A gente teve que fazer uma peregrinação no Congresso. Fomos visitar o gabinete do Fernando Haddad [à época, ministro da educação]. E aí eu falei a respeito da lei, das experiências, das potencialidades, das dificuldades — que eram absolutamente superáveis, o Brasil já enfrentou coisa bem pior e hoje tem programas consolidados.

Ele ouviu do início ao fim e disse “muito bem”. Foi lá, mexeu em uns objetos que ele tinha na mesa, num lugar bem à mão, e me apresentou uma proposta, que não fazia muito tempo uma empresa tinha visitado o gabinete dele propondo a terceirização da alimentação escolar. [Estávamos] nós, com a nossa carinha militante, com aquelas roupas de bicho grilo, chegando lá com o nosso papinho, e o cara já deu e-book, CD, na época, todo o material de divulgação, todo um manual, tudo eletrônico.
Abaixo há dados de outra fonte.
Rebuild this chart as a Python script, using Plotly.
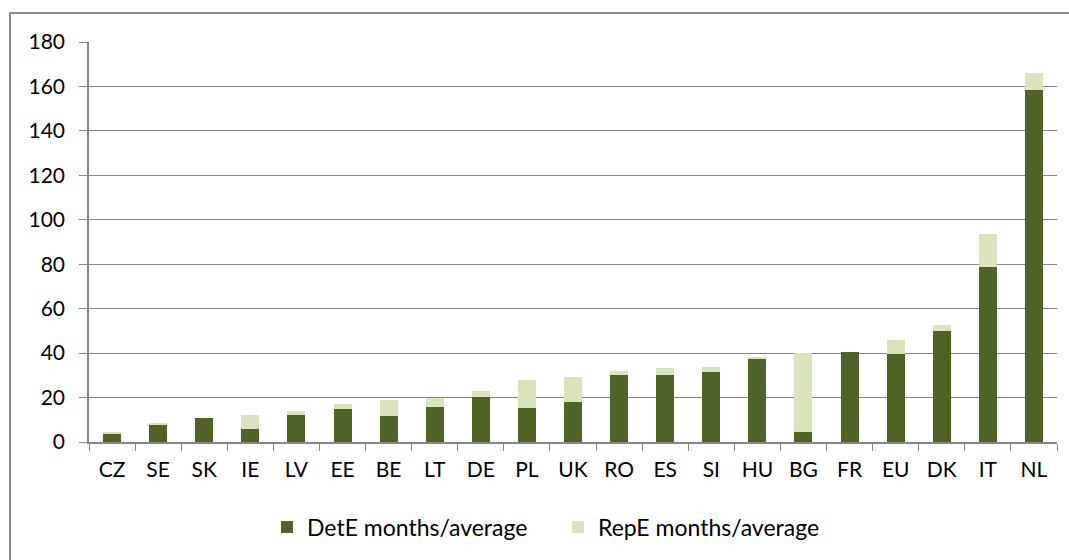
import plotly.graph_objects as go

countries = ["CZ", "SE", "SK", "IE", "LV", "EE", "BE", "LT", "DE", "PL", "UK",
             "RO", "ES", "SI", "HU", "BG", "FR", "EU", "DK", "IT", "NL"]
dete = [3.6, 7.6, 10.7, 5.8, 12.1, 14.8, 11.6, 15.7, 20.1, 15.2, 17.9,
        30.0, 30.0, 31.3, 37.2, 4.5, 40.3, 39.4, 50.1, 78.8, 158.3]
repe = [0.9, 0.9, 0.0, 6.3, 1.8, 2.2, 7.2, 4.0, 2.7, 12.5, 11.2,
        1.8, 3.1, 2.3, 0.9, 35.4, 0.0, 6.3, 2.7, 15.0, 7.8]
y_ticks = [0, 20, 40, 60, 80, 100, 120, 140, 160, 180]

FONT = "Lato, 'Open Sans', 'Liberation Sans', sans-serif"

fig = go.Figure()
fig.add_trace(go.Bar(x=countries, y=dete, name="DetE months/average",
                     marker=dict(color="#4F6228", line=dict(width=0))))
fig.add_trace(go.Bar(x=countries, y=repe, name="RepE months/average",
                     marker=dict(color="#D7E4BD", line=dict(width=0))))

W, H = 1069, 560
L, R, T, B = 89, 12, 42, 118
pw, ph = W - L - R, H - T - B

fig.update_layout(
    width=W, height=H,
    barmode="stack", bargap=0.61,
    margin=dict(l=L, r=R, t=T, b=B, pad=0, autoexpand=False),
    paper_bgcolor="white", plot_bgcolor="white",
    font=dict(family=FONT, size=21, color="#000000"),
    showlegend=True,
    legend=dict(orientation="h", x=0.4845, xanchor="center", y=(442 - 527) / ph,
                yanchor="middle", font=dict(size=23), traceorder="normal",
                itemwidth=30, entrywidthmode="pixels", entrywidth=246),
    xaxis=dict(type="category", showline=True, linecolor="#868686", linewidth=1.5,
               ticks="outside", ticklen=7, tickcolor="#868686", tickson="boundaries",
               showgrid=False, tickfont=dict(size=21), ticklabelstandoff=8,
               range=[-0.5, len(countries) - 0.5]),
    yaxis=dict(range=[0, 180], tickvals=y_ticks, showline=True, linecolor="#868686",
               linewidth=1.5, ticks="outside", ticklen=8, tickcolor="#868686",
               showgrid=True, gridcolor="#868686", gridwidth=1, zeroline=False,
               tickfont=dict(size=21), ticklabelstandoff=10),
    shapes=[dict(type="rect", xref="paper", yref="paper",
                 x0=(10 - L) / pw, x1=(W + 5 - L) / pw,
                 y0=(442 - (H + 5)) / ph, y1=(442 - 13) / ph,
                 line=dict(color="#8C8C8C", width=2), fillcolor="rgba(0,0,0,0)",
                 layer="below")],
)

fig.write_html(
    "out.html",
    config={"displayModeBar": False},
    post_script="document.body.style.margin='0';document.body.style.overflow='hidden';",
)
Aí, a gente se deu conta de em que lugar nós estávamos.

O Haddad se apaixonou pela proposta [do Consea]. Botou embaixo do braço e começou a fazer esse lobby dentro do Congresso também. No Senado, o grande defensor foi o Suplicy, que também se apaixonou pela proposta.

Apesar da simpatia do deputado e do senador, e do projeto ter sido aprovado com unanimidade na Câmara dos Deputados em 2008, ele não passou no Senado. Diante do impasse, o Consea acionou o então presidente Lula, que sancionou a lei com uma medida provisória. Qual era o sentimento de vocês na época?

Tinha uma ansiedade muito grande, que é uma coisa que está quase na memória da brasilidade. Aquele medo de, ‘bom, vai trocar o governo, isso tudo tem que funcionar’. E parece mentira, né? Mas aconteceu mesmo.

Como você avalia a adaptação dos estados e municípios à lei nº 11.947, especialmente em relação às compras da agricultura familiar?

É o seguinte: [há] dificuldade de convencimento dos estados. Quando não está convencido, ele [o governo estadual] dá um jeito de não funcionar mesmo, de boicotar. Essa coisa da regularidade [do fornecimento de alimentos], quantidade, qualidade, transporte, são pontos sensíveis que tinham que ser estruturados. E isso tu precisa de vontade política para fazer.

A esperança é que o Pnae vem melhorando ao longo dos anos. De uma campanha de alimentação escolar, fundada por Josué de Castro, há cerca de 50 anos, a chegar nisso que temos agora, a gente tem que reconhecer que é um grande progresso.